Blockwise Matrix Inversion
I’m taking a Statistics course on the theory of linear models, which covers Gauss-Markov models and various extensions of them. Sometimes, when dealing with partitioned matrices, and commonly Multivariate Normal Distributions, we’ll often need to invert matrices in a blockwise manner. This has happened often enough during this course (coincidentally was necessary knowledge for a midterm question), so I figured I should just document some of the inversion lemmas.

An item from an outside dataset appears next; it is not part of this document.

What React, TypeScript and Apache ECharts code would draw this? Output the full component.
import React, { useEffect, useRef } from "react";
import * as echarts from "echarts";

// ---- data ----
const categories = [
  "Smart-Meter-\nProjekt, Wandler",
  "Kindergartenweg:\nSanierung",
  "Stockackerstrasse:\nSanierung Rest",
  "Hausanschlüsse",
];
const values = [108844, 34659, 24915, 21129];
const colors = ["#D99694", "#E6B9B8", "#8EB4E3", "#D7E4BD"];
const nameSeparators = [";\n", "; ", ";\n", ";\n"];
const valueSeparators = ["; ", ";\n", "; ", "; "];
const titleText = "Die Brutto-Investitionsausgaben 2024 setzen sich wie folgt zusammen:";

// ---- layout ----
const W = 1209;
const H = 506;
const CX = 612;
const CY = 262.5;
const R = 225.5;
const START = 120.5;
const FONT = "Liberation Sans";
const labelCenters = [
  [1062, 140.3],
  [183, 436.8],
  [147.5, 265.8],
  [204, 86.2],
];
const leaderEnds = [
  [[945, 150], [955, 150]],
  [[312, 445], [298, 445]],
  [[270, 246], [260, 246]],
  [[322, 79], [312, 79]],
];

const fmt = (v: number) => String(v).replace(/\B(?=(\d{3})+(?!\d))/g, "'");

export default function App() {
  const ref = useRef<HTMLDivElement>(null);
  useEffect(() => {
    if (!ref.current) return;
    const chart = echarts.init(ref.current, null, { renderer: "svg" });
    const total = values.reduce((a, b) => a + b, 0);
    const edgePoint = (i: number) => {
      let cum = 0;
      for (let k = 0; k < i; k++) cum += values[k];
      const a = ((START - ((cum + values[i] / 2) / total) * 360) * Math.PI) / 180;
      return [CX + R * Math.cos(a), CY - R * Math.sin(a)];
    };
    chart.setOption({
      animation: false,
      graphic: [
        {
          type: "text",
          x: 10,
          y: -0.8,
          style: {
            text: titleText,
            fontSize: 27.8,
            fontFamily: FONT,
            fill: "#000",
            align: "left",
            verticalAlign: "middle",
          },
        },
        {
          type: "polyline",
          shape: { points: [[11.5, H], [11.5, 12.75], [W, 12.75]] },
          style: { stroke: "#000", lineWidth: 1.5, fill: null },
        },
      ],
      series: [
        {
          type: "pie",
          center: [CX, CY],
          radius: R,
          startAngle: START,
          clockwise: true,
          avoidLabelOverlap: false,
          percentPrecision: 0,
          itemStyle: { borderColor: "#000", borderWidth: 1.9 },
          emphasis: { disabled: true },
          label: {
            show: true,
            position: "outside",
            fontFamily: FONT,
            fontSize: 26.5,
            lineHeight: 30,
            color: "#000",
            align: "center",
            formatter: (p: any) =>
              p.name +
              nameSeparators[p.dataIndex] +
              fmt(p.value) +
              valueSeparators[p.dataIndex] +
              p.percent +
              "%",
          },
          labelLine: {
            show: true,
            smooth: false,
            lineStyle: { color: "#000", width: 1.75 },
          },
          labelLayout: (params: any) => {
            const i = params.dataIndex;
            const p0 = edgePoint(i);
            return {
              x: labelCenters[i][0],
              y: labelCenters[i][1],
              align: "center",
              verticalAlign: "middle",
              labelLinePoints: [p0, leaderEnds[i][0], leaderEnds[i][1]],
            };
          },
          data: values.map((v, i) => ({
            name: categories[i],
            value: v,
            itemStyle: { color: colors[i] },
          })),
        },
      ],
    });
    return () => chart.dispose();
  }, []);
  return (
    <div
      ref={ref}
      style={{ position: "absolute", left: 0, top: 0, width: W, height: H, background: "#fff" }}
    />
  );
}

Let’s define our partitioned matrix as
$$ R = \begin{bmatrix}
A & B \\
C & D
\end{bmatrix}$$
We specifically interested in finding
$$ R^{-1} = \begin{bmatrix}
W & X \\
Y & Z
\end{bmatrix}$$
such that
$$ R R^{-1} = R^{-1}R =
\begin{bmatrix}
I & 0 \\
0 & I
\end{bmatrix}$$
Part 1: $R R^{-1}$
For the right inverse ($R R^{-1}$), we can define
$$ \begin{aligned}
AW + BY = I \\
AX + BZ = 0 \\
CW + DY = 0 \\
CX + DZ = I \\
\end{aligned}
$$
and, assuming $A$ and $D$ are invertible,
$$\begin{aligned}
X = -A^{-1}BZ \\
Y = -D^{-1}CW \\
\end{aligned}$$
We can plug these identities back into the first system of equations as
$$\begin{aligned}
AW + B(-D^{-1}CW) &= (A - BD^{-1}C)W = I \\
C(-A^{-1}BZ) + DZ &= (D - CA^{-1}B)Z = I \\
\end{aligned}$$
so that
$$\begin{aligned}
W = (A-BD^{-1}C)^{-1} \\
Z = (D-CA^{-1}B)^{-1} \\
\end{aligned}$$
and finally
$$ R^{-1} = \begin{bmatrix}
W & X \\
Y & Z
\end{bmatrix}
= \begin{bmatrix}
(A-BD^{-1}C)^{-1} & -A^{-1}B(D-CA^{-1}B)^{-1} \\
-D^{-1}C(A-BD^{-1}C)^{-1} & (D-CA^{-1}B)^{-1} \\
\end{bmatrix}$$
It is important to note that the above result only holds if $A$, $D$, $(D-CA^{-1}B)$, and $(A-BD^{-1}C)$ are invertible.
Part 2: $R^{-1} R$
Following the same logic as above, we have the following systems of equations for the left inverse ($R^{-1}R$)
$$\begin{aligned}
WA + XC = I \\
WB + XD = 0 \\
YA + ZC = 0 \\
YB + ZD = I \\
\end{aligned}$$
so that
$$\begin{aligned}
X = WBD^{-1} = A^{-1}BZ \\
Y = ZCA^{-1} = D^{-1}CW \\
\end{aligned}$$
which indicates that
$$\begin{aligned}
W = (A-BD^{-1}C)^{-1} = C^{-1}D(D-CA^{-1}B)^{-1}CA^{-1} \\
X = (A-BD^{-1}C)^{-1}BD^{-1} = A^{-1}B(D-CA^{-1}B)^{-1} \\
\end{aligned}$$
Importantly, blockwise matrix inversion allows us to define the inverse of a larger matrix, with respect to its subcomponents. Likewise, from here, we can go on to derive the Sherman-Morrison formula and Woodbury theorem, which allows us to do all kinds of cool stuff, like rank-one matrix updates. In the next few posts, I’ll go over a few examples of where blockwise matrix inversions are useful, and common scenarios where rank-one updates of matrices are applicable in the next few posts.